9. Execution Plan Summary

┌─────────────────────────────────────────────────────────────────┐
│                    HYDROTECH BEAM OPTIMIZATION                  │
│                    Study: 01_doe_landscape                      │
├─────────────────────────────────────────────────────────────────┤
│                                                                 │
│  PRE-FLIGHT (before any trials)                                 │
│  ├── Validate baseline: run Trial 0, verify mass/disp/stress   │
│  ├── Corner tests: 16 extreme combinations, check NX rebuilds  │
│  ├── Mesh convergence: 3 density levels at baseline             │
│  └── Confirm extractors: mass, displacement, stress pipelines   │
│                                                                 │
│  PHASE 1: DoE LANDSCAPE (51 trials)                             │
│  ├── Trial 0: Baseline (enqueued)                               │
│  ├── Trials 1-50: LHS with integer rounding for hole_count     │
│  ├── Analysis: sensitivity, interaction, feasibility mapping    │
│  └── GATE: ≥5 feasible?

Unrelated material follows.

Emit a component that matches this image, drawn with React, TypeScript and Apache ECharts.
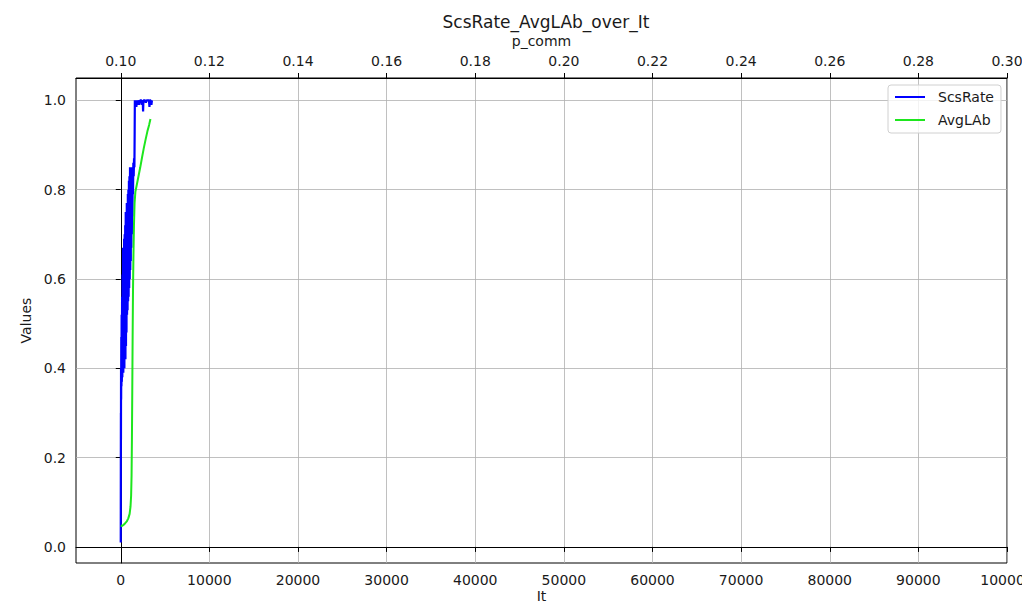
import React, { useEffect, useRef } from "react";
import * as echarts from "echarts";

// Tick labels
const itTicks = [0, 10000, 20000, 30000, 40000, 50000, 60000, 70000, 80000, 90000, 100000];
const pcommTicks = [0.1, 0.12, 0.14, 0.16, 0.18, 0.2, 0.22, 0.24, 0.26, 0.28, 0.3];
const valueTicks = [0, 0.2, 0.4, 0.6, 0.8, 1.0];

// ScsRate series (iteration, value)
const scsIt = [
  0, 8, 16, 24, 32, 45, 60, 80, 100, 125, 150, 180, 205, 230, 260, 290, 320, 350, 380, 410,
  440, 470, 500, 530, 560, 590, 620, 650, 680, 710, 740, 770, 800, 830, 860, 890, 920, 950, 980, 1015,
  1045, 1075, 1105, 1135, 1165, 1200, 1230, 1260, 1290, 1320, 1350, 1380, 1420, 1460, 1500, 1540, 1570, 1590,
  1650, 1700, 1760, 1820, 1880, 1950, 2020, 2100, 2180, 2260, 2340, 2420, 2480, 2520, 2560, 2650, 2740, 2830,
  2920, 3010, 3100, 3180, 3240, 3290, 3380, 3460, 3520, 3580,
];
const scsRate = [
  0.01, 0.18, 0.3, 0.24, 0.4, 0.33, 0.47, 0.36, 0.52, 0.37, 0.56, 0.38, 0.61, 0.4, 0.67, 0.39, 0.66, 0.41, 0.69, 0.4,
  0.7, 0.43, 0.72, 0.42, 0.75, 0.45, 0.74, 0.48, 0.77, 0.52, 0.76, 0.53, 0.79, 0.55, 0.8, 0.56, 0.82, 0.58, 0.83, 0.6,
  0.85, 0.62, 0.84, 0.64, 0.85, 0.67, 0.85, 0.7, 0.84, 0.74, 0.85, 0.79, 0.86, 0.83, 0.87, 0.85, 0.93, 1.0,
  0.99, 1.0, 0.985, 1.0, 0.99, 1.0, 1.0, 0.99, 1.0, 1.0, 1.0, 0.99, 1.0, 0.975, 1.0, 1.0, 1.0, 0.995,
  1.0, 1.0, 1.0, 1.0, 0.985, 1.0, 1.0, 0.99, 1.0, 1.0,
];

// AvgLAb series (iteration, value)
const avgIt = [
  0, 150, 300, 500, 700, 850, 1000, 1100, 1170, 1220, 1260, 1300, 1340, 1380, 1430, 1490, 1560, 1650,
  1800, 2000, 2200, 2400, 2600, 2800, 3000, 3200, 3350,
];
const avgLAb = [
  0.048, 0.047, 0.049, 0.053, 0.058, 0.064, 0.074, 0.09, 0.115, 0.16, 0.24, 0.35, 0.47, 0.57, 0.65, 0.72, 0.77, 0.795,
  0.81, 0.83, 0.85, 0.872, 0.893, 0.912, 0.93, 0.945, 0.958,
];

const FONT = "DejaVu Sans";
const TXT = "#1a1a1a";

export default function App() {
  const ref = useRef<HTMLDivElement>(null);
  useEffect(() => {
    const chart = echarts.init(ref.current!, null, { renderer: "svg" });
    const scsData = scsIt.map((x, i) => [x, scsRate[i]]);
    const avgData = avgIt.map((x, i) => [x, avgLAb[i]]);
    const tickStyle = { show: true, inside: false, length: 5, lineStyle: { color: "#000", width: 1 } };
    const labelBase = { fontFamily: FONT, fontSize: 14, color: TXT, hideOverlap: false, showMinLabel: true, showMaxLabel: true };
    chart.setOption({
      animation: false,
      backgroundColor: "#ffffff",
      title: {
        text: "ScsRate_AvgLAb_over_It",
        left: 541,
        top: 8,
        textAlign: "center",
        textStyle: { fontFamily: FONT, fontSize: 17, fontWeight: "normal", color: TXT },
      },
      grid: {
        left: 76,
        right: 15,
        top: 78,
        bottom: 42,
        outerBoundsMode: "none",
        containLabel: false,
        show: true,
        borderColor: "#000",
        borderWidth: 1,
        backgroundColor: "transparent",
      },
      legend: {
        orient: "vertical",
        left: 888,
        top: 85,
        padding: [5, 7, 6, 7],
        icon: "rect",
        itemWidth: 30,
        itemHeight: 2,
        itemGap: 9,
        backgroundColor: "rgba(255,255,255,0.8)",
        borderColor: "#d0d0d0",
        borderWidth: 1,
        borderRadius: 3,
        textStyle: { fontFamily: FONT, fontSize: 14, color: TXT, padding: [0, 0, 0, 8], lineHeight: 14 },
        data: ["ScsRate", "AvgLAb"],
      },
      xAxis: [
        {
          type: "value",
          position: "bottom",
          min: -5050,
          max: 100000,
          name: "It",
          nameLocation: "middle",
          nameMoveOverlap: false,
          nameGap: 26,
          nameTextStyle: { fontFamily: FONT, fontSize: 14, color: TXT },
          axisLine: { show: true, lineStyle: { color: "#000", width: 1 } },
          axisTick: { ...tickStyle, customValues: itTicks },
          axisLabel: { ...labelBase, margin: 10, customValues: itTicks, formatter: (v: number) => String(v) },
          splitLine: { show: true, lineStyle: { color: "#b0b0b0", width: 0.8 } },
        },
        {
          type: "value",
          position: "top",
          min: 0.1 - 5050 * 2e-6,
          max: 0.3,
          name: "p_comm",
          nameLocation: "middle",
          nameGap: 30,
          nameTextStyle: { fontFamily: FONT, fontSize: 14, color: TXT },
          axisLine: { show: true, lineStyle: { color: "#000", width: 1 } },
          axisTick: { ...tickStyle, customValues: pcommTicks },
          axisLabel: { ...labelBase, margin: 10, customValues: pcommTicks, formatter: (v: number) => v.toFixed(2) },
          splitLine: { show: false },
        },
      ],
      yAxis: {
        type: "value",
        min: -0.036,
        max: 1.05,
        name: "Values",
        nameLocation: "middle",
        nameGap: 40,
        nameTextStyle: { fontFamily: FONT, fontSize: 14, color: TXT },
        axisLine: { show: true, lineStyle: { color: "#000", width: 1 } },
        axisTick: { ...tickStyle, customValues: valueTicks },
        axisLabel: { ...labelBase, margin: 10, customValues: valueTicks, formatter: (v: number) => v.toFixed(1) },
        splitLine: { show: true, lineStyle: { color: "#b0b0b0", width: 0.8 } },
      },
      series: [
        {
          name: "ScsRate",
          type: "line",
          xAxisIndex: 0,
          data: scsData,
          symbol: "none",
          lineStyle: { color: "#0000ff", width: 2.2 },
          itemStyle: { color: "#0000ff" },
        },
        {
          name: "AvgLAb",
          type: "line",
          xAxisIndex: 0,
          data: avgData,
          symbol: "none",
          lineStyle: { color: "#1ee61e", width: 2 },
          itemStyle: { color: "#1ee61e" },
        },
      ],
    });
    return () => chart.dispose();
  }, []);
  return <div ref={ref} style={{ position: "fixed", left: 0, top: 0, width: 1022, height: 605 }} />;
}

NX success >80%? Proceed/escalate      │
│                                                                 │
│  PHASE 2: TPE OPTIMIZATION (60-100 trials)                      │
│  ├── Warm-start from best Phase 1 feasible point(s)            │
│  ├── Deb's feasibility rules for constraint handling            │
│  ├── Convergence check every 20 trials                          │
│  └── Hard stop at 100 trials                                    │
│                                                                 │
│  VALIDATION (3-5 trials)                                        │
│  ├── Re-run best design to confirm repeatability                │
│  ├── Perturb ±5% on each variable to check sensitivity          │
│  └── Document final design with full NX results                 │
│                                                                 │
│  TOTAL: 114-156 NX evaluations | ~4-5 hours compute            │
│                                                                 │
└─────────────────────────────────────────────────────────────────┘

10. LAC Lessons Incorporated

LAC Lesson Source How Applied
CMA-ES doesn't evaluate x0 first Mirror V7 failure Baseline enqueued as Trial 0 for both phases
Surrogate + L-BFGS = fake optima Mirror V5 failure No surrogates in this study; direct FEA only
Never kill NX processes directly Dec 2025 incident Timeout-based error handling; NXSessionManager only
Copy working studies, never rewrite Mirror V5 failure Phase 2 created by copying Phase 1
pyNastran stress in kPa Support arm success Extractor divides by 1000 for MPa
CAD constraints can limit bounds Mirror V13 (rib_thickness) Pre-flight corner tests before DoE
Always include README.md Repeated failures (Dec 2025, Jan 2026) README.md created with study
Simple beats complex (TPE > surrogate) Mirror V6 vs V5 TPE selected over surrogate-based methods

Optimizer — The algorithm is the strategy.